=== What you are asked to do ===
Nothing outside the lines from the one containing "Emit a component" through the one containing "const LABEL_LEFT = 16;" should be copied, and no pictures either. Copy those lines exactly.

=== Exercise input ===

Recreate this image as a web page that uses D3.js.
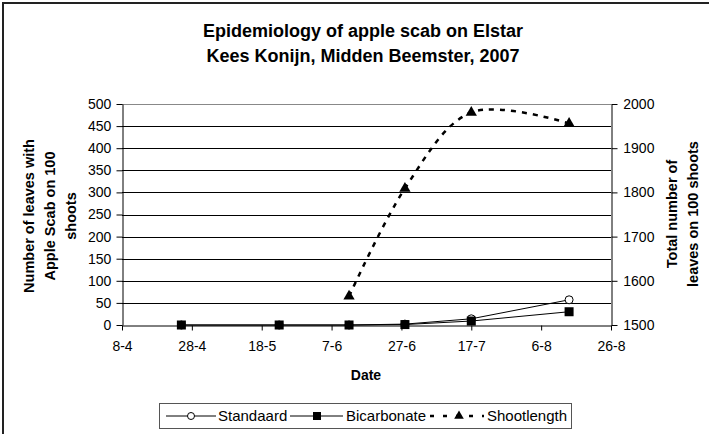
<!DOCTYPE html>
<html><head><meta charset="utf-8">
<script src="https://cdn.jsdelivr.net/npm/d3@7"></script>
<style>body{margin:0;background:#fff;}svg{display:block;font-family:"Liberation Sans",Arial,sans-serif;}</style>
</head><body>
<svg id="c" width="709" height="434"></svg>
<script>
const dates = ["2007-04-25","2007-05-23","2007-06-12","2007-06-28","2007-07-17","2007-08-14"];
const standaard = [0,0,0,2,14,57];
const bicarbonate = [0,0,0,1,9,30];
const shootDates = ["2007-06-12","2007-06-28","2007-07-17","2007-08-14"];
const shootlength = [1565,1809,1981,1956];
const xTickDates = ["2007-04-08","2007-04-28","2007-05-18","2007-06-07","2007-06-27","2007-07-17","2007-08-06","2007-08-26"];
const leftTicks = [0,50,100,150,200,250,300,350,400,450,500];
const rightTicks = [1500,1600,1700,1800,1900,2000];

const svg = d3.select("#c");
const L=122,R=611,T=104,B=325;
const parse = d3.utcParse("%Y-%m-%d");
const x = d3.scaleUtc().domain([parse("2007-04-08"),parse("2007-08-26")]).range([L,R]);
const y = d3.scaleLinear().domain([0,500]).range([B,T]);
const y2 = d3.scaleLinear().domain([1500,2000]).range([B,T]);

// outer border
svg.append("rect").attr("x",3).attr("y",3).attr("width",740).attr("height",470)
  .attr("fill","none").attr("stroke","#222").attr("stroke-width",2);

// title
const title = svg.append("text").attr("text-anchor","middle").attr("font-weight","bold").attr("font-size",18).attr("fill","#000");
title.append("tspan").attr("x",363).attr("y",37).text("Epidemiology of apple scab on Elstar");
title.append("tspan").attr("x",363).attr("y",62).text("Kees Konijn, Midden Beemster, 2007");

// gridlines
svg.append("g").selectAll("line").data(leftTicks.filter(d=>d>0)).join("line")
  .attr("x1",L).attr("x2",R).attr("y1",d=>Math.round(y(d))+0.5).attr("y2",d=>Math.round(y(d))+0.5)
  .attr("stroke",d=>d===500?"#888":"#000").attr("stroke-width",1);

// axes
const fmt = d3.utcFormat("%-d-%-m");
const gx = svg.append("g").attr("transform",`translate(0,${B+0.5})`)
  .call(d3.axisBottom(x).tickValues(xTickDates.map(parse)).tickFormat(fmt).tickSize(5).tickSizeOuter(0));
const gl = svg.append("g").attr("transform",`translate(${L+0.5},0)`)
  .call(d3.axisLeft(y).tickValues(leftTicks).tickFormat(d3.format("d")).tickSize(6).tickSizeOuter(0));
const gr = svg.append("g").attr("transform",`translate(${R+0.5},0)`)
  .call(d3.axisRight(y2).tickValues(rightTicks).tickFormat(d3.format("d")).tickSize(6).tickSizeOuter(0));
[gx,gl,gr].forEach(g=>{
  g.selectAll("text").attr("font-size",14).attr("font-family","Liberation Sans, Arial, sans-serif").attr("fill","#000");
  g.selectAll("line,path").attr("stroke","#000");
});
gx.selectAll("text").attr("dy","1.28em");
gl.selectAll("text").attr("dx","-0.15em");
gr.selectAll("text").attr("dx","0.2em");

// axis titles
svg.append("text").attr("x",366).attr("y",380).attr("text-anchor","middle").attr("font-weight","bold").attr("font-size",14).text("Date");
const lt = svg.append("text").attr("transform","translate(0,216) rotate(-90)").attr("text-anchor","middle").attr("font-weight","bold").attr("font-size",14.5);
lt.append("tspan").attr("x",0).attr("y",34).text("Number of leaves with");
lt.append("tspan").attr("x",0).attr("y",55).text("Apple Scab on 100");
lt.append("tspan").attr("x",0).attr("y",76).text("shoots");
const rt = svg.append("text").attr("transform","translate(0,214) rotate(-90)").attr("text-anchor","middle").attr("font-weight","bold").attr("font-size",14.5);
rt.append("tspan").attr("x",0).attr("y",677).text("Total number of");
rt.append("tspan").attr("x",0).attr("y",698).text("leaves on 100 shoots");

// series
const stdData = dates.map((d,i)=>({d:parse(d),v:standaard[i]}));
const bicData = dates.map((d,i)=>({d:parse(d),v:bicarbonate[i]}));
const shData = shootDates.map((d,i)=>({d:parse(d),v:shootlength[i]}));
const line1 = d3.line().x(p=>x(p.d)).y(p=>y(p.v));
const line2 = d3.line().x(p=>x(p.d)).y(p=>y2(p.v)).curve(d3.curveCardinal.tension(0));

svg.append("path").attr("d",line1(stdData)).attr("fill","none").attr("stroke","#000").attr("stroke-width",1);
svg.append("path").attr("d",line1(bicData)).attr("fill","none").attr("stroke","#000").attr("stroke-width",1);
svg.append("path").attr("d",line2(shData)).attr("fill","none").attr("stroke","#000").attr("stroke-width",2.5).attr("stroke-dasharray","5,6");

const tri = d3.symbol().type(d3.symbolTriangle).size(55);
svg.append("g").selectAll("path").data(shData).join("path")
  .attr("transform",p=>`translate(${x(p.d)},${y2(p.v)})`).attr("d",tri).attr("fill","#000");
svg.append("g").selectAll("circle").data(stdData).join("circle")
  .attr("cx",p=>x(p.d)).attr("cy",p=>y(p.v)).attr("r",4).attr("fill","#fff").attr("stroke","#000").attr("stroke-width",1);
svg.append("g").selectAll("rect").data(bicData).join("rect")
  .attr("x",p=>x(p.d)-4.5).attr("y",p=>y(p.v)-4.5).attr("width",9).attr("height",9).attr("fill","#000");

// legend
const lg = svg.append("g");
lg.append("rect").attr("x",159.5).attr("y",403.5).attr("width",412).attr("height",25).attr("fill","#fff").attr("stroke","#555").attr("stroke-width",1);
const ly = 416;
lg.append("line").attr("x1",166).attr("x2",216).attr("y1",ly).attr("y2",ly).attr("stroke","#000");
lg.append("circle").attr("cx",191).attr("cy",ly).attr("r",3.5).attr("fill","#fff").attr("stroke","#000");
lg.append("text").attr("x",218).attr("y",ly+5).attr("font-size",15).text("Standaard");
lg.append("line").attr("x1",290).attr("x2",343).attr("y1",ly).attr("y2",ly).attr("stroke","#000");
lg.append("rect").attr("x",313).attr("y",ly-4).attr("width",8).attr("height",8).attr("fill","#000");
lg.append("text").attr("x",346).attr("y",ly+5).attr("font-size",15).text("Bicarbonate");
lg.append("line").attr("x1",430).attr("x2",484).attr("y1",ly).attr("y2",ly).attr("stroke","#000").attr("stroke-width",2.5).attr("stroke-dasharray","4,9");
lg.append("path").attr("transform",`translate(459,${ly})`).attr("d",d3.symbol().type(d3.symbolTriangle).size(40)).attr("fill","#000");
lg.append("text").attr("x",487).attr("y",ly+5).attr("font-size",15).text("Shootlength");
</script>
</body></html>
...
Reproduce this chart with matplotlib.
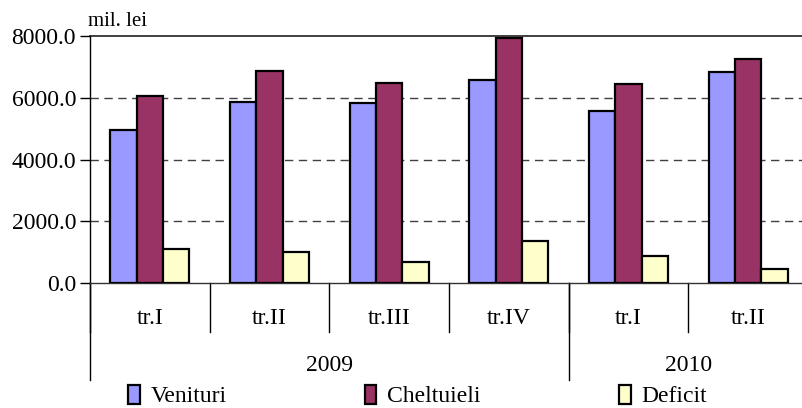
==
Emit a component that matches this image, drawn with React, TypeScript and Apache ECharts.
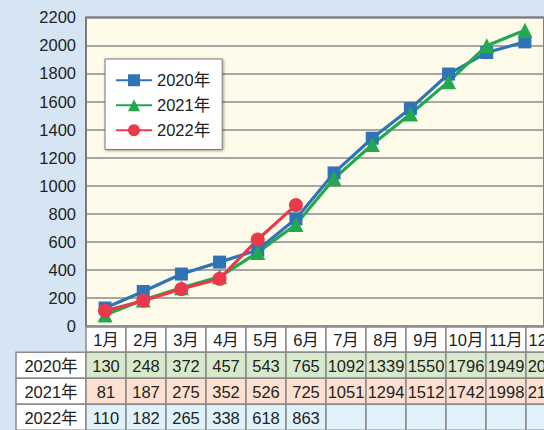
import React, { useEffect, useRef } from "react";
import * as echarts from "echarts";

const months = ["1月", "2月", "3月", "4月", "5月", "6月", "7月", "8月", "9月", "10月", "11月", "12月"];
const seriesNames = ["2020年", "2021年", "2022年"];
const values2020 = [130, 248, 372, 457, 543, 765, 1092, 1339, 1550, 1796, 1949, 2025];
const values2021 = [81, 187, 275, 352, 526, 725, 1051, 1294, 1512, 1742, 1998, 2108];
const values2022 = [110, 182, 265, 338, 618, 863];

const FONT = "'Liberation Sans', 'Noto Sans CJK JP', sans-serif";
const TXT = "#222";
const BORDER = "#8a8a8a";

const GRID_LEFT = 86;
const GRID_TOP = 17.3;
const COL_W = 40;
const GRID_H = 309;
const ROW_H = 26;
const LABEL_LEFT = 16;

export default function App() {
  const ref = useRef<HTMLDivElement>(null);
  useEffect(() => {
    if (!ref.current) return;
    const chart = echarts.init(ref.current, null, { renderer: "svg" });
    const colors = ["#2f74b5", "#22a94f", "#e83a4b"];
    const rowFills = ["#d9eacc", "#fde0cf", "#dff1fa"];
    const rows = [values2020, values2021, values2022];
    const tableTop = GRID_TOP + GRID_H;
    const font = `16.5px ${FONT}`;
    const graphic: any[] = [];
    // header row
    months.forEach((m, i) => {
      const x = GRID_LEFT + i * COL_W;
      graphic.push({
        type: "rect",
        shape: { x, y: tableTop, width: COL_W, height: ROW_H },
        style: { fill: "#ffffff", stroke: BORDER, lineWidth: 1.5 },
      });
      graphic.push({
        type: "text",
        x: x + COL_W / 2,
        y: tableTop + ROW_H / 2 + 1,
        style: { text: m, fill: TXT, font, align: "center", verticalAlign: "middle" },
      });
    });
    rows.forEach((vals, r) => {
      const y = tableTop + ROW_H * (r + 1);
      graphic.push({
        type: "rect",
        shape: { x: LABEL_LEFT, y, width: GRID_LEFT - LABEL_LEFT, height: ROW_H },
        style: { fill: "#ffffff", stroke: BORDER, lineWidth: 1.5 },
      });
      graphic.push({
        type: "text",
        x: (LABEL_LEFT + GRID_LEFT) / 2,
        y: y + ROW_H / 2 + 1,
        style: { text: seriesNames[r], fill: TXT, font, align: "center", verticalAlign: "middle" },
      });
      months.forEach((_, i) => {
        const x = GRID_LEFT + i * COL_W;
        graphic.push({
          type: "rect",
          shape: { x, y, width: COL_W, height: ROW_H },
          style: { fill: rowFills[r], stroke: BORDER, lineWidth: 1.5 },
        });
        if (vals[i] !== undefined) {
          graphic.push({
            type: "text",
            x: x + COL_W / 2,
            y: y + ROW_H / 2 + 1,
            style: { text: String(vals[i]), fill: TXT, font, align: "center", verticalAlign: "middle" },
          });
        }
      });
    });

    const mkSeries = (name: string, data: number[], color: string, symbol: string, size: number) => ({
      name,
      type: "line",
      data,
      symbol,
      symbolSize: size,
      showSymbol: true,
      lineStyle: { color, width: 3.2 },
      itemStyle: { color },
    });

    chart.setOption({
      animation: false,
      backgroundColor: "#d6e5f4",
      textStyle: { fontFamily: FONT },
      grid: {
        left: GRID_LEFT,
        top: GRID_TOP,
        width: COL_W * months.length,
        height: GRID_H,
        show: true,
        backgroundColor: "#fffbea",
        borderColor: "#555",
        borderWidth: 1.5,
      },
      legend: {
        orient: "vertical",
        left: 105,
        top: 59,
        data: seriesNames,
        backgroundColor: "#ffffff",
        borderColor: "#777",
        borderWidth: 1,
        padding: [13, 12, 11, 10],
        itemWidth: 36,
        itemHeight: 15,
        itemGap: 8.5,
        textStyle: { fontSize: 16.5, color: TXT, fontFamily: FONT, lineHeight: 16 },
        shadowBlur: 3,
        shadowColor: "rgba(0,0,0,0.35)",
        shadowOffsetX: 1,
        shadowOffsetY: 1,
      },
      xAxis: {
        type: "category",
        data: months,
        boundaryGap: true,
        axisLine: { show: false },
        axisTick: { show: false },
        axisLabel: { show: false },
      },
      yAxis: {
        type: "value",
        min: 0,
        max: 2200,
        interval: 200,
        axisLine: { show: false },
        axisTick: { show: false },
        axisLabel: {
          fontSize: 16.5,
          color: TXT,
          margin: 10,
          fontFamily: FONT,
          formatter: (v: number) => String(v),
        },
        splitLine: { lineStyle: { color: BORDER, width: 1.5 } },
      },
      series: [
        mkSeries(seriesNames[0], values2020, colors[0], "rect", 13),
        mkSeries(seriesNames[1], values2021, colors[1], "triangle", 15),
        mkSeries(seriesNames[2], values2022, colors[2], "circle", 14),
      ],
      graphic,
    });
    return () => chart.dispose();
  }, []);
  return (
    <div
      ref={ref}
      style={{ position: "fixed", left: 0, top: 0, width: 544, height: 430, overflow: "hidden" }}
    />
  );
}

=== Finished answer ===
Emit a component that matches this image, drawn with React, TypeScript and Apache ECharts.
import React, { useEffect, useRef } from "react";
import * as echarts from "echarts";

const months = ["1月", "2月", "3月", "4月", "5月", "6月", "7月", "8月", "9月", "10月", "11月", "12月"];
const seriesNames = ["2020年", "2021年", "2022年"];
const values2020 = [130, 248, 372, 457, 543, 765, 1092, 1339, 1550, 1796, 1949, 2025];
const values2021 = [81, 187, 275, 352, 526, 725, 1051, 1294, 1512, 1742, 1998, 2108];
const values2022 = [110, 182, 265, 338, 618, 863];

const FONT = "'Liberation Sans', 'Noto Sans CJK JP', sans-serif";
const TXT = "#222";
const BORDER = "#8a8a8a";

const GRID_LEFT = 86;
const GRID_TOP = 17.3;
const COL_W = 40;
const GRID_H = 309;
const ROW_H = 26;
const LABEL_LEFT = 16;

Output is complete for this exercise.